Source code of charts:
---------------

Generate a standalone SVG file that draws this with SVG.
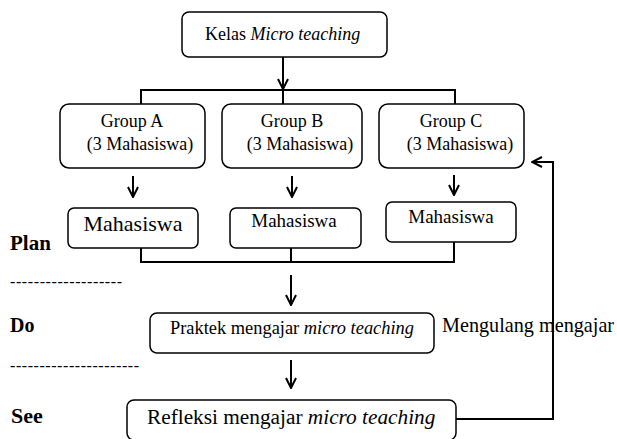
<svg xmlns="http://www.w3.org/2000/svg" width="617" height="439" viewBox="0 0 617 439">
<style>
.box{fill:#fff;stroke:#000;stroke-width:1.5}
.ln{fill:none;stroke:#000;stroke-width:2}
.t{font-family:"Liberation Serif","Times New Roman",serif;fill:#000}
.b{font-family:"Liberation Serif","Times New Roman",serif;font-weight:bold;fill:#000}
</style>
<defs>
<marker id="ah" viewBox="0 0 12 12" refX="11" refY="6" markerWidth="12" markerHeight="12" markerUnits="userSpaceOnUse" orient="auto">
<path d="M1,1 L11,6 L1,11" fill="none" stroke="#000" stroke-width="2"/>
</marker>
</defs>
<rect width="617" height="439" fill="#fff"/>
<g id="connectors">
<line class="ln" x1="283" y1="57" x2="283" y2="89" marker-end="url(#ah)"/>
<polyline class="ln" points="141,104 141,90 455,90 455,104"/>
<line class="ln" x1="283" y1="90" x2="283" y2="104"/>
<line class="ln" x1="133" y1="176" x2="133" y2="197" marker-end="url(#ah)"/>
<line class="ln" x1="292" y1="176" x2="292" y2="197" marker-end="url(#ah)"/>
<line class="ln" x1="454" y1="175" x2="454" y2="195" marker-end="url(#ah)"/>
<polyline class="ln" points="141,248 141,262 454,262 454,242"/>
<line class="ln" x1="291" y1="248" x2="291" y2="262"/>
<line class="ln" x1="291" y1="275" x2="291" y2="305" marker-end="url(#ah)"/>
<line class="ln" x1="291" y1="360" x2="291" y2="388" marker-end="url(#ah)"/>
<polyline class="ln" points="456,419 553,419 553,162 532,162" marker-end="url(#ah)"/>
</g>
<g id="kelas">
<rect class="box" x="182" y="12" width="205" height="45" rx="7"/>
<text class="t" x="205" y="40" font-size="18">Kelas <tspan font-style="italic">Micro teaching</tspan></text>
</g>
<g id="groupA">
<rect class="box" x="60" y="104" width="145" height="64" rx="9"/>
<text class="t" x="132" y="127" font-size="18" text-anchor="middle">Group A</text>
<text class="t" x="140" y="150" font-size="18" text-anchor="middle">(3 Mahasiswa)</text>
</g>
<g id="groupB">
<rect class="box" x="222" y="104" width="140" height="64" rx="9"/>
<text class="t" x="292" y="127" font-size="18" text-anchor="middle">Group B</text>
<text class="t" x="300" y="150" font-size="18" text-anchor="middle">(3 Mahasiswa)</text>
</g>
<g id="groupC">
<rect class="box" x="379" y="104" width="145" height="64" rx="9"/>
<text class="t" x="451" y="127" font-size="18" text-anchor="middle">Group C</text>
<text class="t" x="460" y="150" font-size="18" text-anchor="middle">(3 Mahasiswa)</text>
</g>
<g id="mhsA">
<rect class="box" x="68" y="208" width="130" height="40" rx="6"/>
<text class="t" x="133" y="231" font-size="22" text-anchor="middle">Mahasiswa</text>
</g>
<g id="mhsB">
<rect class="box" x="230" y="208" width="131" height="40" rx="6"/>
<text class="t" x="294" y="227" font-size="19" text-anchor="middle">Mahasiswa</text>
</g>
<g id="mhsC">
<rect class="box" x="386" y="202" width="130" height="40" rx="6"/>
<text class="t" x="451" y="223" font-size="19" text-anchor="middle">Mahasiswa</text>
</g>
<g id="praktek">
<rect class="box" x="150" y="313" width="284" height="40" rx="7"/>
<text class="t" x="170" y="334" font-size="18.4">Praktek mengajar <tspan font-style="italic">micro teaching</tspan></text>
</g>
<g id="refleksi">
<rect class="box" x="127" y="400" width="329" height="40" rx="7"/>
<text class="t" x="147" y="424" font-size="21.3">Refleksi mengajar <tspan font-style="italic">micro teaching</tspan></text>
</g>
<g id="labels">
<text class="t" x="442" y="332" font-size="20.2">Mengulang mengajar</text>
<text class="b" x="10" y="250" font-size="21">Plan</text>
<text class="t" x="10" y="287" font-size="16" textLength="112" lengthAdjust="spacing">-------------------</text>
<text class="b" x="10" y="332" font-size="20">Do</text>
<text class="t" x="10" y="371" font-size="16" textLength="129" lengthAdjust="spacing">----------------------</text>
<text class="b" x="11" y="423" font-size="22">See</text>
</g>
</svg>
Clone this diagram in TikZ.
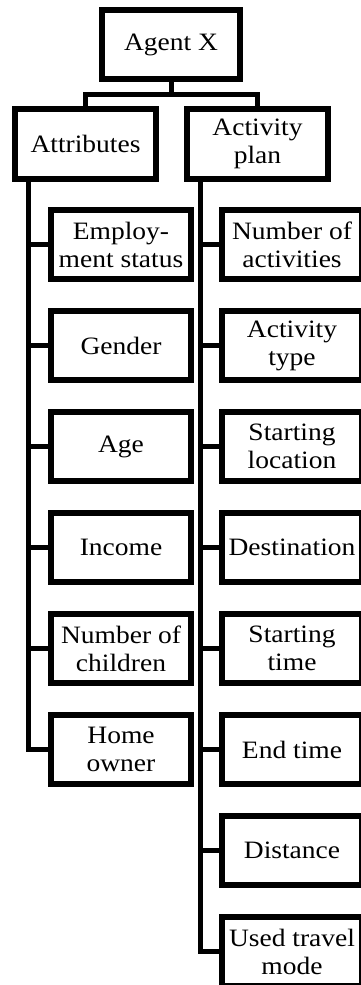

---------------

(Exercise goal) Pictures in the data above should not be copied; transcribe everything else exactly.

(Response)
Generate a standalone SVG file that draws this with SVG.
<svg xmlns="http://www.w3.org/2000/svg" width="617" height="439" viewBox="0 0 617 439">
<style>
.box{fill:#fff;stroke:#000;stroke-width:1.5}
.ln{fill:none;stroke:#000;stroke-width:2}
.t{font-family:"Liberation Serif","Times New Roman",serif;fill:#000}
.b{font-family:"Liberation Serif","Times New Roman",serif;font-weight:bold;fill:#000}
</style>
<defs>
<marker id="ah" viewBox="0 0 12 12" refX="11" refY="6" markerWidth="12" markerHeight="12" markerUnits="userSpaceOnUse" orient="auto">
<path d="M1,1 L11,6 L1,11" fill="none" stroke="#000" stroke-width="2"/>
</marker>
</defs>
<rect width="617" height="439" fill="#fff"/>
<g id="connectors">
<line class="ln" x1="283" y1="57" x2="283" y2="89" marker-end="url(#ah)"/>
<polyline class="ln" points="141,104 141,90 455,90 455,104"/>
<line class="ln" x1="283" y1="90" x2="283" y2="104"/>
<line class="ln" x1="133" y1="176" x2="133" y2="197" marker-end="url(#ah)"/>
<line class="ln" x1="292" y1="176" x2="292" y2="197" marker-end="url(#ah)"/>
<line class="ln" x1="454" y1="175" x2="454" y2="195" marker-end="url(#ah)"/>
<polyline class="ln" points="141,248 141,262 454,262 454,242"/>
<line class="ln" x1="291" y1="248" x2="291" y2="262"/>
<line class="ln" x1="291" y1="275" x2="291" y2="305" marker-end="url(#ah)"/>
<line class="ln" x1="291" y1="360" x2="291" y2="388" marker-end="url(#ah)"/>
<polyline class="ln" points="456,419 553,419 553,162 532,162" marker-end="url(#ah)"/>
</g>
<g id="kelas">
<rect class="box" x="182" y="12" width="205" height="45" rx="7"/>
<text class="t" x="205" y="40" font-size="18">Kelas <tspan font-style="italic">Micro teaching</tspan></text>
</g>
<g id="groupA">
<rect class="box" x="60" y="104" width="145" height="64" rx="9"/>
<text class="t" x="132" y="127" font-size="18" text-anchor="middle">Group A</text>
<text class="t" x="140" y="150" font-size="18" text-anchor="middle">(3 Mahasiswa)</text>
</g>
<g id="groupB">
<rect class="box" x="222" y="104" width="140" height="64" rx="9"/>
<text class="t" x="292" y="127" font-size="18" text-anchor="middle">Group B</text>
<text class="t" x="300" y="150" font-size="18" text-anchor="middle">(3 Mahasiswa)</text>
</g>
<g id="groupC">
<rect class="box" x="379" y="104" width="145" height="64" rx="9"/>
<text class="t" x="451" y="127" font-size="18" text-anchor="middle">Group C</text>
<text class="t" x="460" y="150" font-size="18" text-anchor="middle">(3 Mahasiswa)</text>
</g>
<g id="mhsA">
<rect class="box" x="68" y="208" width="130" height="40" rx="6"/>
<text class="t" x="133" y="231" font-size="22" text-anchor="middle">Mahasiswa</text>
</g>
<g id="mhsB">
<rect class="box" x="230" y="208" width="131" height="40" rx="6"/>
<text class="t" x="294" y="227" font-size="19" text-anchor="middle">Mahasiswa</text>
</g>
<g id="mhsC">
<rect class="box" x="386" y="202" width="130" height="40" rx="6"/>
<text class="t" x="451" y="223" font-size="19" text-anchor="middle">Mahasiswa</text>
</g>
<g id="praktek">
<rect class="box" x="150" y="313" width="284" height="40" rx="7"/>
<text class="t" x="170" y="334" font-size="18.4">Praktek mengajar <tspan font-style="italic">micro teaching</tspan></text>
</g>
<g id="refleksi">
<rect class="box" x="127" y="400" width="329" height="40" rx="7"/>
<text class="t" x="147" y="424" font-size="21.3">Refleksi mengajar <tspan font-style="italic">micro teaching</tspan></text>
</g>
<g id="labels">
<text class="t" x="442" y="332" font-size="20.2">Mengulang mengajar</text>
<text class="b" x="10" y="250" font-size="21">Plan</text>
<text class="t" x="10" y="287" font-size="16" textLength="112" lengthAdjust="spacing">-------------------</text>
<text class="b" x="10" y="332" font-size="20">Do</text>
<text class="t" x="10" y="371" font-size="16" textLength="129" lengthAdjust="spacing">----------------------</text>
<text class="b" x="11" y="423" font-size="22">See</text>
</g>
</svg>
Clone this diagram in TikZ.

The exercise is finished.